▶ [Written problem] Reproduce all lines of the listing below in which the word "React" occurs.

▶ [Source material]
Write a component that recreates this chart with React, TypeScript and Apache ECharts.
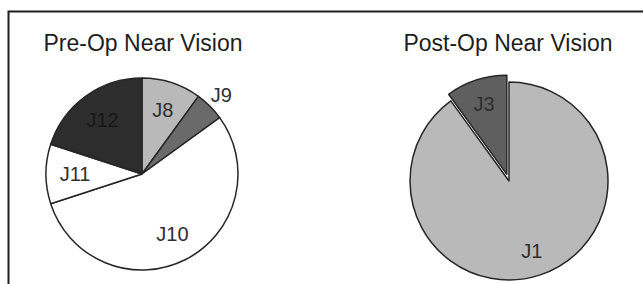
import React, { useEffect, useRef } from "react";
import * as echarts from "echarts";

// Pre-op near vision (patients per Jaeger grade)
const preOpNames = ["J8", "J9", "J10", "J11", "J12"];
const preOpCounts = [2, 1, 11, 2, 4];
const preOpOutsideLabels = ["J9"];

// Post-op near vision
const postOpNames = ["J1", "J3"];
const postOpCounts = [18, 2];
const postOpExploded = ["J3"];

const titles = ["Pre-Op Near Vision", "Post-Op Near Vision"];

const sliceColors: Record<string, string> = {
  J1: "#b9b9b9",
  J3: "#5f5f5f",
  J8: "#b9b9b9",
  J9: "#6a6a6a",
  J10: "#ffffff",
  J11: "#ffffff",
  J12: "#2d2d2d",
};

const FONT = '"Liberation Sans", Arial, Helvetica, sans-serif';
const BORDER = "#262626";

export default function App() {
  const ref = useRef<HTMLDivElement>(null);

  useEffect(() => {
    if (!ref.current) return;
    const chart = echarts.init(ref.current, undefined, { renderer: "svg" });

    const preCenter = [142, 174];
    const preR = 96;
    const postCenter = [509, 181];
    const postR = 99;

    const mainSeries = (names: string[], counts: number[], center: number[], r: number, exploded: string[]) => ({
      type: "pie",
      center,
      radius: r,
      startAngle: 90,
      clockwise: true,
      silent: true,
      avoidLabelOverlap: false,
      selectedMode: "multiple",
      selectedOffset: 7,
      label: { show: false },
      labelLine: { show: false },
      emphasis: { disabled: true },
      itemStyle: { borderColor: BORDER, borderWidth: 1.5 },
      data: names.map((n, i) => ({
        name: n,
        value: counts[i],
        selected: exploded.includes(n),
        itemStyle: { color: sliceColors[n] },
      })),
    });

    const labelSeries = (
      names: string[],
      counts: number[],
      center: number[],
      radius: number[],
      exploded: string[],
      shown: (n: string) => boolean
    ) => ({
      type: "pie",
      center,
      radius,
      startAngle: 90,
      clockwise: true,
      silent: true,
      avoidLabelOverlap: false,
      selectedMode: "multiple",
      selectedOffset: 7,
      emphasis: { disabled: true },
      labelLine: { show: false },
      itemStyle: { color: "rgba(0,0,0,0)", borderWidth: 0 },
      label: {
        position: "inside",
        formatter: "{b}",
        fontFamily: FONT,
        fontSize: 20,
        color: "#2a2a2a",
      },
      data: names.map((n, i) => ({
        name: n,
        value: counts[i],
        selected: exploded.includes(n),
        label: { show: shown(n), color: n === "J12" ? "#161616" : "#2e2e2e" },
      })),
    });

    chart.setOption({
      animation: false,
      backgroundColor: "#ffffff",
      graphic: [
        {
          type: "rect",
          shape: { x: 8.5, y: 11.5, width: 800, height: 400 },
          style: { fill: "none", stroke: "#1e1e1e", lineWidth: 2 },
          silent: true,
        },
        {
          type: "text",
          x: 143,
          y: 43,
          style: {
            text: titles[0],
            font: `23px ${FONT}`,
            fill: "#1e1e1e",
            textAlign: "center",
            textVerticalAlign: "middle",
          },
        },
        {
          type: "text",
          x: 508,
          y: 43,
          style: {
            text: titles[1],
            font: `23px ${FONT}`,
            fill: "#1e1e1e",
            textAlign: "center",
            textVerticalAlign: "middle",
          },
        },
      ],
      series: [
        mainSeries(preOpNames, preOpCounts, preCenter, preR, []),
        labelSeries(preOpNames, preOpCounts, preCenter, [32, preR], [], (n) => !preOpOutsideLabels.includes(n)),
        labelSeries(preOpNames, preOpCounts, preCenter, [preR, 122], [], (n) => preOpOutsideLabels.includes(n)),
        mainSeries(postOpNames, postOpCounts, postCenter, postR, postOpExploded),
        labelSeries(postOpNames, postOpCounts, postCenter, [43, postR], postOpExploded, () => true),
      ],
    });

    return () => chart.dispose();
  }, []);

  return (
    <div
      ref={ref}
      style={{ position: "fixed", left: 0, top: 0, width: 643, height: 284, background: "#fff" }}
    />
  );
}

▶ [Exercise response]
Write a component that recreates this chart with React, TypeScript and Apache ECharts.
import React, { useEffect, useRef } from "react";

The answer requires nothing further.